His comments came after the Ministry of Energy & Mineral Resources released the results of gas exploration in the area in November last year.
According to the results published by the ministry, the medium estimate for gas reserves in the area suggests that the field holds 11.99 trillion cubic feet of in-place reserves, with 39% or 4.675 trillion cubic feet potentially recoverable.
The lower-end estimates indicated reserves of 9.39 trillion cubic feet, with 30% recoverable, amounting to around 2.835 trillion cubic feet.
The highest estimate placed reserves at 14.6 trillion cubic feet, with a potential 43% recovery rate, amounting to 6.35 trillion cubic feet.
Since 2022, the Jordanian government has directed significant resources to oil and gas exploration, with NPC leading studies in cooperation with international experts.
The final phase of the most recent exploration assessments included reserve certification by Beicip-Franlab, a leading French energy consultancy.
Development plans
As part of the initiative to further develop the Risha field, there are plans for more drilling and a gas pipeline.
In April, NPC issued an invitation to companies to submit prequalification documents to participate in a tender for a contract to drill 80 wells at the field.

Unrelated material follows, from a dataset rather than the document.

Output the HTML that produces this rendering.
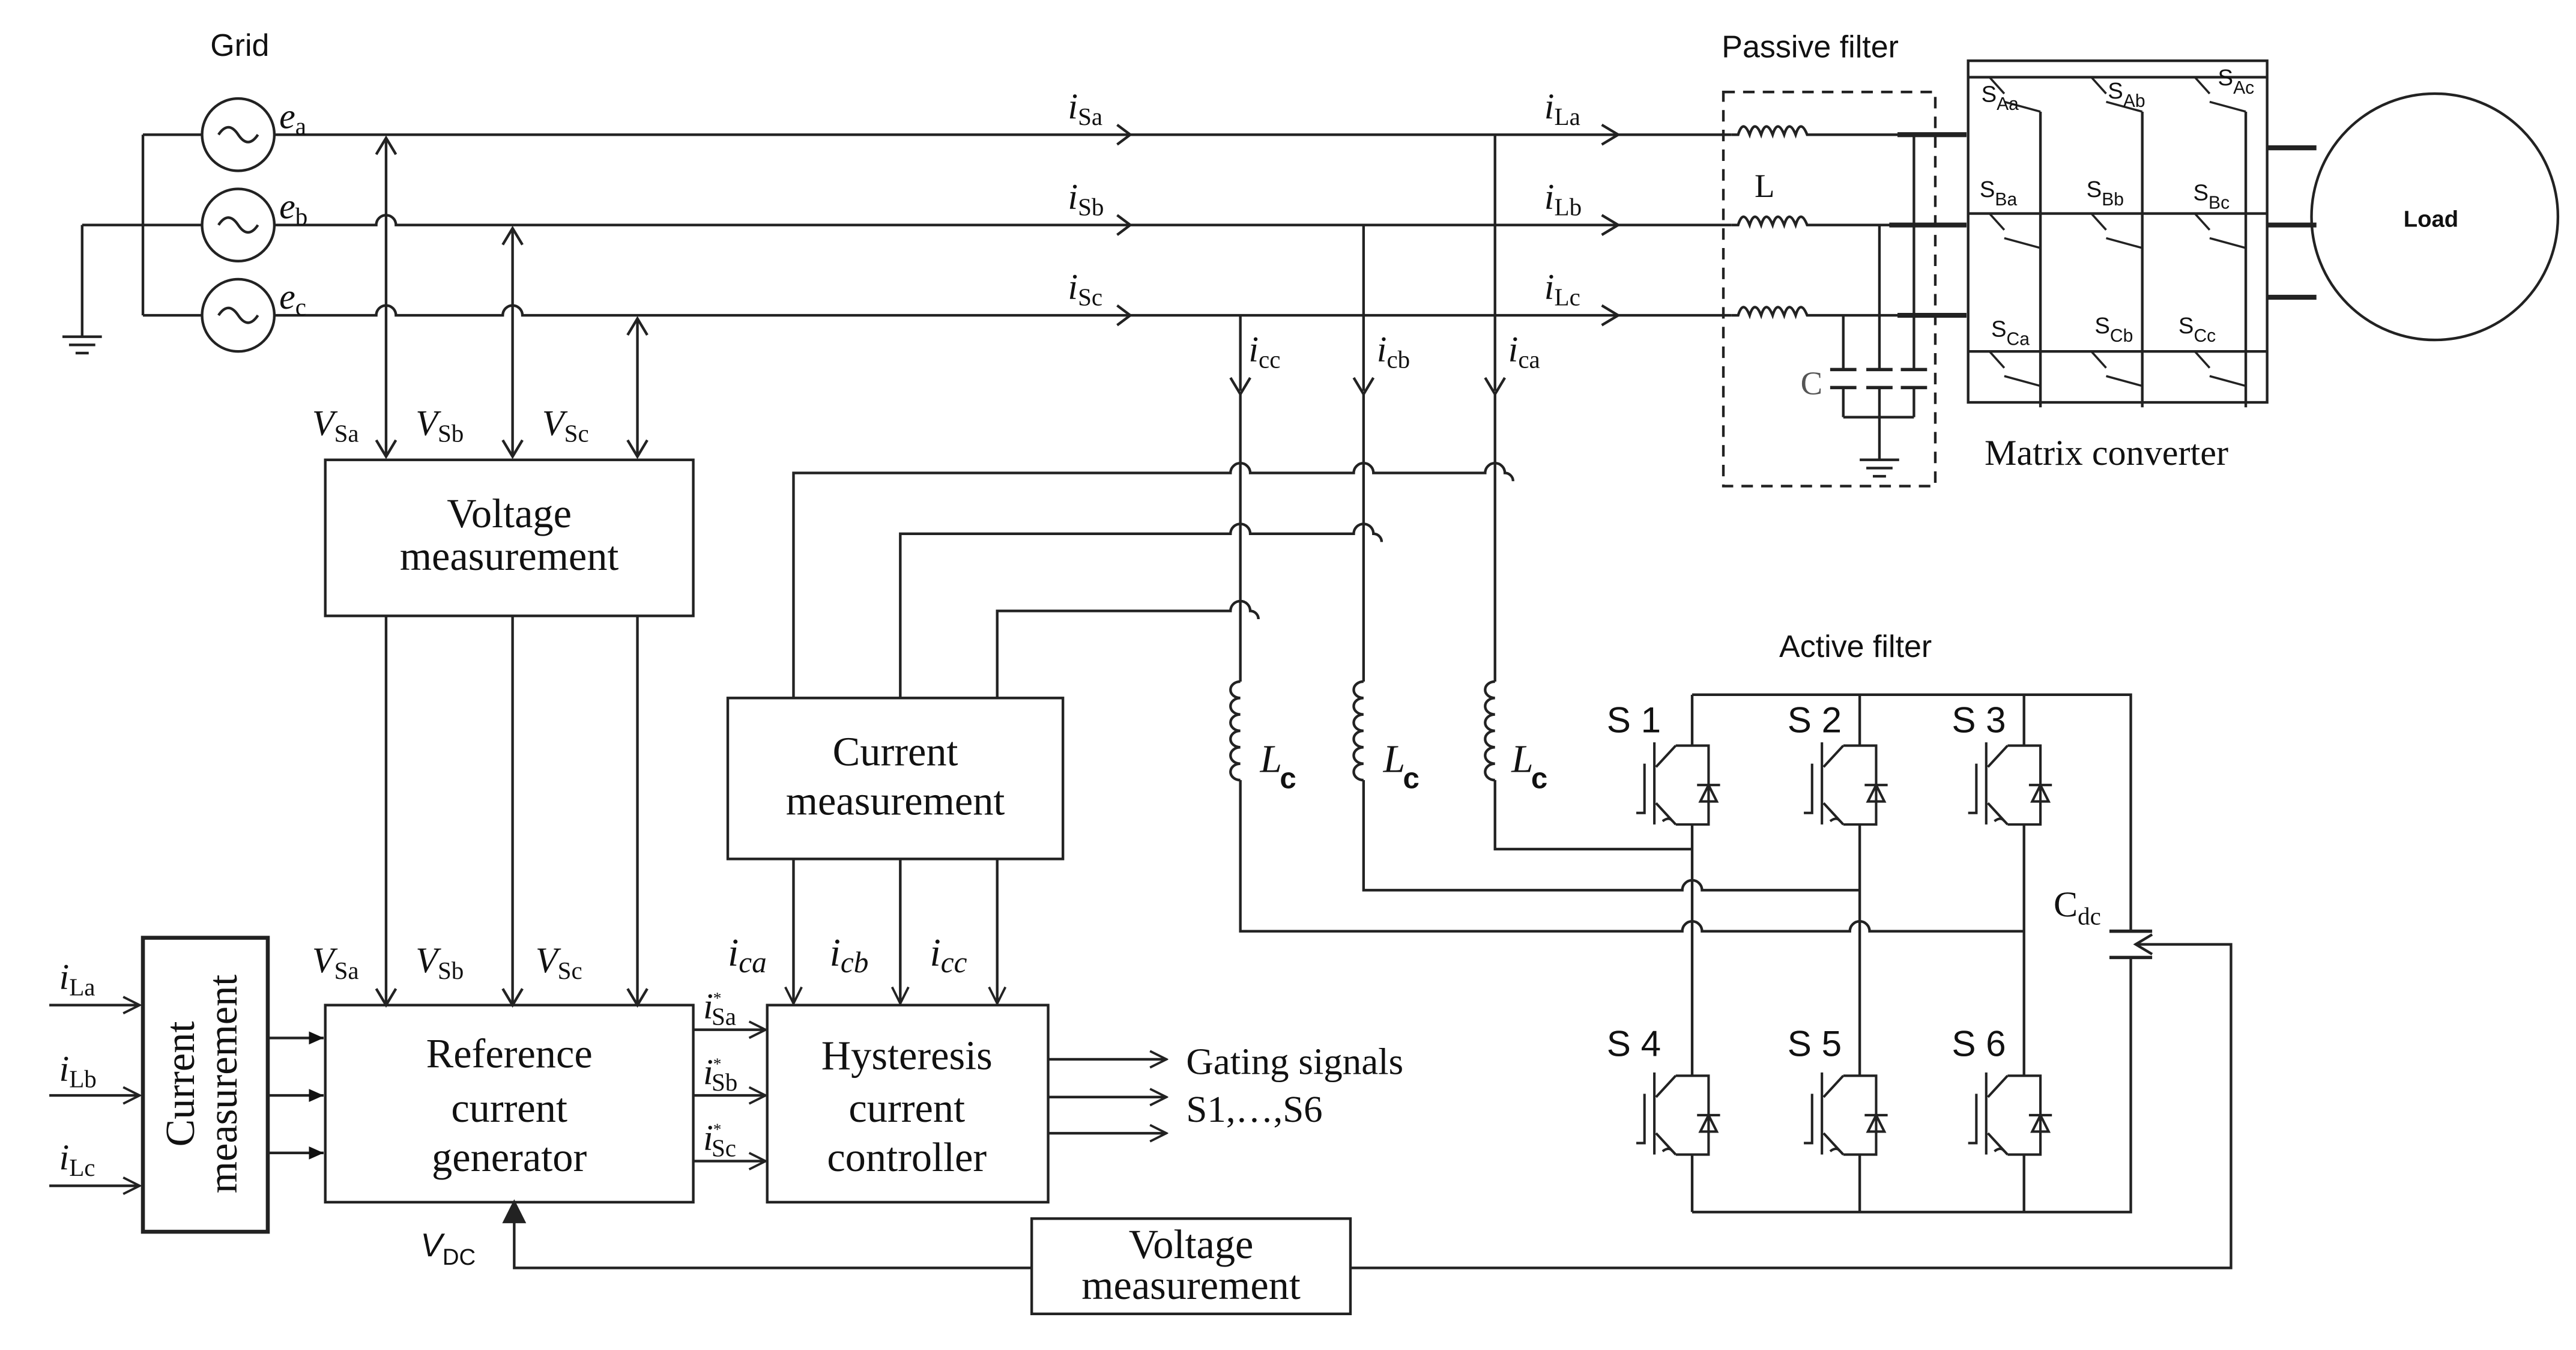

The drilling campaign is part of a broader push to try to boost gas production to 200 million cf/d by the end of the decade.
Plans are also under way to build a 320km gas pipeline connecting the Risha field to Al-Khanasri.
The first phase of the pipeline is expected to transport 150 million standard cf/d, with the second phase expanding its capacity to 500 million cf/d.
While Jordan pushes ahead with plans for more drilling and more infrastructure at the Risha field, there are no guarantees that this will lead to a large increase in domestic production.
The simultaneous expansion of the country’s LNG import capabilities means that natural gas is set to remain a major part of the country’s energy mix for some time to come.